_Aim:_ Print the lines of the listing below verbatim from its first line through the line bearing "const botT = 298.3, botB = 464.3;". Any pictures are to be omitted.

....................

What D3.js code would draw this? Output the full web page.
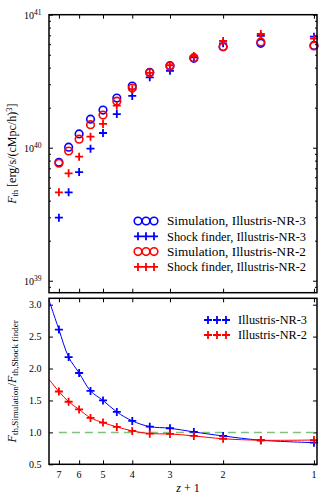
<!DOCTYPE html>
<html><head><meta charset="utf-8">
<script src="https://cdn.jsdelivr.net/npm/d3@7"></script>
<style>
body{margin:0;background:#fff}
text{font-family:"Liberation Serif","DejaVu Serif",serif;fill:#000}
</style>
</head><body>
<svg id="c" width="332" height="498"></svg>
<script>
// ---- data ----
const zPlus1 = [7, 6.5, 6, 5.5, 5, 4.5, 4, 3.5, 3, 2.5, 2, 1.5, 1];
const simNR3   = [7.76e39, 1.01e40, 1.27e40, 1.64e40, 1.92e40, 2.36e40, 2.91e40, 3.69e40, 4.14e40, 4.70e40, 5.74e40, 6.09e40, 5.87e40];
const shockNR3 = [2.98e39, 4.62e39, 6.56e39, 9.83e39, 1.29e40, 1.79e40, 2.45e40, 3.38e40, 3.79e40, 4.78e40, 6.09e40, 6.92e40, 6.84e40];
const simNR2   = [7.64e39, 9.45e39, 1.16e40, 1.49e40, 1.76e40, 2.24e40, 2.81e40, 3.66e40, 4.11e40, 4.75e40, 5.74e40, 6.24e40, 5.82e40];
const shockNR2 = [4.62e39, 6.42e39, 8.56e39, 1.21e40, 1.51e40, 2.07e40, 2.75e40, 3.65e40, 4.17e40, 4.89e40, 6.34e40, 7.16e40, 6.60e40];
const ratioNR3 = [2.61, 2.18, 1.93, 1.65, 1.50, 1.32, 1.18, 1.09, 1.065, 1.007, 0.944, 0.877, 0.839];
const ratioNR2 = [1.64, 1.48, 1.36, 1.227, 1.153, 1.086, 1.023, 0.98, 0.976, 0.944, 0.90, 0.877, 0.88];
// fit curves extend to the left edge of the axis
const fitEdgeZPlus1 = 7.55;
const fitEdgeNR3 = 3.07;
const fitEdgeNR2 = 1.83;
const xTicks = [7, 6, 5, 4, 3, 2, 1];
const fluxMajorTicks = [1e39, 1e40, 1e41];
const fluxTickExponents = ["39", "40", "41"];
const ratioTicks = [0.5, 1.0, 1.5, 2.0, 2.5, 3.0];
const ratioRef = 1.0;

const BLUE = "#0000ff", RED = "#ff0000";
const svg = d3.select("#c");

const L = 49, R = 317;
const topT = 14.7, topB = 292.7;
const botT = 298.3, botB = 464.3;

const x = d3.scaleLog().domain([7.55, 0.977]).range([L, R]);
const yTop = d3.scaleLog().domain([Math.pow(10, 38.91), 1e41]).range([topB, topT]);
const yBot = d3.scaleLinear().domain([0.5, 3.1]).range([botB, botT]);

function minorLog() {
  const out = [];
  for (let e = 38; e <= 40; e++) for (let m = 2; m <= 9; m++) {
    const v = m * Math.pow(10, e);
    if (v > yTop.domain()[0] && v < 1e41) out.push(v);
  }
  return out;
}

function styleAxis(g) {
  g.select(".domain").remove();
  g.selectAll(".tick line").attr("stroke", "#000").attr("stroke-width", 1);
  g.selectAll(".tick text").remove();
}

function frame(t, b) {
  svg.append("g").attr("transform", `translate(0,${b})`)
    .call(d3.axisBottom(x).tickValues(xTicks).tickSize(-4)).call(styleAxis);
  svg.append("g").attr("transform", `translate(0,${t})`)
    .call(d3.axisTop(x).tickValues(xTicks).tickSize(-4)).call(styleAxis);
}

// ---------- TOP PANEL ----------
frame(topT, topB);
[[L, d3.axisLeft], [R, d3.axisRight]].forEach(([px, ax]) => {
  svg.append("g").attr("transform", `translate(${px},0)`)
    .call(ax(yTop).tickValues(fluxMajorTicks).tickSize(-4)).call(styleAxis);
  svg.append("g").attr("transform", `translate(${px},0)`)
    .call(ax(yTop).tickValues(minorLog()).tickSize(-2)).call(styleAxis);
});
fluxMajorTicks.forEach((v, i) => {
  const t = svg.append("text").attr("x", 41.5).attr("y", yTop(v) + 4)
    .attr("text-anchor", "end").style("font-size", "10px");
  t.append("tspan").text("10");
  t.append("tspan").attr("dy", -4).style("font-size", "7.5px").text(fluxTickExponents[i]);
});

function circles(vals, color) {
  svg.append("g").selectAll("circle").data(zPlus1).join("circle")
    .attr("cx", d => x(d)).attr("cy", (d, i) => yTop(vals[i])).attr("r", 3.8)
    .attr("fill", "none").attr("stroke", color).attr("stroke-width", 1.6);
}
function plusPath(cx, cy, s) {
  return `M${cx - s},${cy}H${cx + s}M${cx},${cy - s}V${cy + s}`;
}
function pluses(xs, ys, color, s = 4) {
  svg.append("g").selectAll("path").data(xs).join("path")
    .attr("d", (d, i) => plusPath(d, ys[i], s))
    .attr("stroke", color).attr("stroke-width", 1.8).attr("fill", "none");
}
circles(simNR3, BLUE);
pluses(zPlus1.map(x), shockNR3.map(yTop), BLUE);
circles(simNR2, RED);
pluses(zPlus1.map(x), shockNR2.map(yTop), RED);

// legend top
const legTop = [
  {type: "o", color: BLUE, label: "Simulation, Illustris-NR-3"},
  {type: "+", color: BLUE, label: "Shock finder, Illustris-NR-3"},
  {type: "o", color: RED, label: "Simulation, Illustris-NR-2"},
  {type: "+", color: RED, label: "Shock finder, Illustris-NR-2"}
];
legTop.forEach((d, i) => {
  const cy = 221 + i * 15.3;
  [138, 146, 154].forEach(cx => {
    if (d.type === "o") {
      svg.append("circle").attr("cx", cx).attr("cy", cy).attr("r", 3.8)
        .attr("fill", "none").attr("stroke", d.color).attr("stroke-width", 1.6);
    } else {
      svg.append("path").attr("d", plusPath(cx, cy, 4)).attr("stroke", d.color).attr("stroke-width", 1.8);
    }
  });
  svg.append("text").attr("x", 167).attr("y", cy + 4.3).style("font-size", "12.8px")
    .attr("textLength", 139).attr("lengthAdjust", "spacingAndGlyphs").text(d.label);
});

// top y label
const ylab1 = svg.append("text").attr("transform", `translate(16,${(topT + topB) / 2}) rotate(-90)`)
  .attr("text-anchor", "middle").style("font-size", "12px");
ylab1.append("tspan").style("font-style", "italic").text("F");
ylab1.append("tspan").attr("dy", 2).style("font-size", "8.5px").text("th");
ylab1.append("tspan").attr("dy", -2).text(" [erg/s/(cMpc/h)");
ylab1.append("tspan").attr("dy", -4.5).style("font-size", "8.5px").text("3");
ylab1.append("tspan").attr("dy", 4.5).text("]");

// ---------- BOTTOM PANEL ----------
frame(botT, botB);
[[L, d3.axisLeft], [R, d3.axisRight]].forEach(([px, ax]) => {
  svg.append("g").attr("transform", `translate(${px},0)`)
    .call(ax(yBot).tickValues(ratioTicks).tickSize(-4)).call(styleAxis);
});
ratioTicks.forEach(v => {
  svg.append("text").attr("x", 41.5).attr("y", yBot(v) + 3.5).attr("text-anchor", "end")
    .style("font-size", "10px").text(v.toFixed(1));
});
xTicks.forEach(v => {
  svg.append("text").attr("x", x(v)).attr("y", 478).attr("text-anchor", "middle")
    .style("font-size", "10px").text(v);
});

svg.append("line").attr("x1", x(7)).attr("x2", x(1)).attr("y1", yBot(ratioRef)).attr("y2", yBot(ratioRef))
  .attr("stroke", "#80c080").attr("stroke-width", 1.5).attr("stroke-dasharray", "8,5");

const lineGen = d3.line().x(d => x(d[0])).y(d => yBot(d[1])).curve(d3.curveCatmullRom.alpha(0.5));
function ratioSeries(vals, edge, color) {
  const pts = [[fitEdgeZPlus1, edge]].concat(zPlus1.map((z, i) => [z, vals[i]]));
  svg.append("path").attr("d", lineGen(pts)).attr("fill", "none").attr("stroke", color).attr("stroke-width", 1);
  pluses(zPlus1.map(x), vals.map(yBot), color);
}
ratioSeries(ratioNR3, fitEdgeNR3, BLUE);
ratioSeries(ratioNR2, fitEdgeNR2, RED);

[{color: BLUE, label: "Illustris-NR-3"}, {color: RED, label: "Illustris-NR-2"}].forEach((d, i) => {
  const cy = 320 + i * 15;
  [208, 217, 226].forEach(cx => {
    svg.append("path").attr("d", plusPath(cx, cy, 4)).attr("stroke", d.color).attr("stroke-width", 1.8);
  });
  svg.append("text").attr("x", 238).attr("y", cy + 4.3).style("font-size", "12.8px")
    .attr("textLength", 69).attr("lengthAdjust", "spacingAndGlyphs").text(d.label);
});

// bottom y label
const ylab2 = svg.append("text").attr("transform", `translate(16,${(botT + botB) / 2}) rotate(-90)`)
  .attr("text-anchor", "middle").style("font-size", "12px");
ylab2.append("tspan").style("font-style", "italic").text("F");
ylab2.append("tspan").attr("dy", 2).style("font-size", "9px").text("th,Simulation");
ylab2.append("tspan").attr("dy", -2).text("/");
ylab2.append("tspan").style("font-style", "italic").text("F");
ylab2.append("tspan").attr("dy", 2).style("font-size", "9px").text("th,Shock finder");

// x label
const xl = svg.append("text").attr("x", 188).attr("y", 492).attr("text-anchor", "middle").style("font-size", "12px");
xl.append("tspan").style("font-style", "italic").text("z");
xl.append("tspan").text(" + 1");

[[topT, topB], [botT, botB]].forEach(([t, b]) => {
  svg.append("rect").attr("x", L).attr("y", t).attr("width", R - L).attr("height", b - t)
    .attr("fill", "none").attr("stroke", "#000").attr("stroke-width", 1.5);
});
</script>
</body></html>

....................

_Answer to this task:_
What D3.js code would draw this? Output the full web page.
<!DOCTYPE html>
<html><head><meta charset="utf-8">
<script src="https://cdn.jsdelivr.net/npm/d3@7"></script>
<style>
body{margin:0;background:#fff}
text{font-family:"Liberation Serif","DejaVu Serif",serif;fill:#000}
</style>
</head><body>
<svg id="c" width="332" height="498"></svg>
<script>
// ---- data ----
const zPlus1 = [7, 6.5, 6, 5.5, 5, 4.5, 4, 3.5, 3, 2.5, 2, 1.5, 1];
const simNR3   = [7.76e39, 1.01e40, 1.27e40, 1.64e40, 1.92e40, 2.36e40, 2.91e40, 3.69e40, 4.14e40, 4.70e40, 5.74e40, 6.09e40, 5.87e40];
const shockNR3 = [2.98e39, 4.62e39, 6.56e39, 9.83e39, 1.29e40, 1.79e40, 2.45e40, 3.38e40, 3.79e40, 4.78e40, 6.09e40, 6.92e40, 6.84e40];
const simNR2   = [7.64e39, 9.45e39, 1.16e40, 1.49e40, 1.76e40, 2.24e40, 2.81e40, 3.66e40, 4.11e40, 4.75e40, 5.74e40, 6.24e40, 5.82e40];
const shockNR2 = [4.62e39, 6.42e39, 8.56e39, 1.21e40, 1.51e40, 2.07e40, 2.75e40, 3.65e40, 4.17e40, 4.89e40, 6.34e40, 7.16e40, 6.60e40];
const ratioNR3 = [2.61, 2.18, 1.93, 1.65, 1.50, 1.32, 1.18, 1.09, 1.065, 1.007, 0.944, 0.877, 0.839];
const ratioNR2 = [1.64, 1.48, 1.36, 1.227, 1.153, 1.086, 1.023, 0.98, 0.976, 0.944, 0.90, 0.877, 0.88];
// fit curves extend to the left edge of the axis
const fitEdgeZPlus1 = 7.55;
const fitEdgeNR3 = 3.07;
const fitEdgeNR2 = 1.83;
const xTicks = [7, 6, 5, 4, 3, 2, 1];
const fluxMajorTicks = [1e39, 1e40, 1e41];
const fluxTickExponents = ["39", "40", "41"];
const ratioTicks = [0.5, 1.0, 1.5, 2.0, 2.5, 3.0];
const ratioRef = 1.0;

const BLUE = "#0000ff", RED = "#ff0000";
const svg = d3.select("#c");

const L = 49, R = 317;
const topT = 14.7, topB = 292.7;
const botT = 298.3, botB = 464.3;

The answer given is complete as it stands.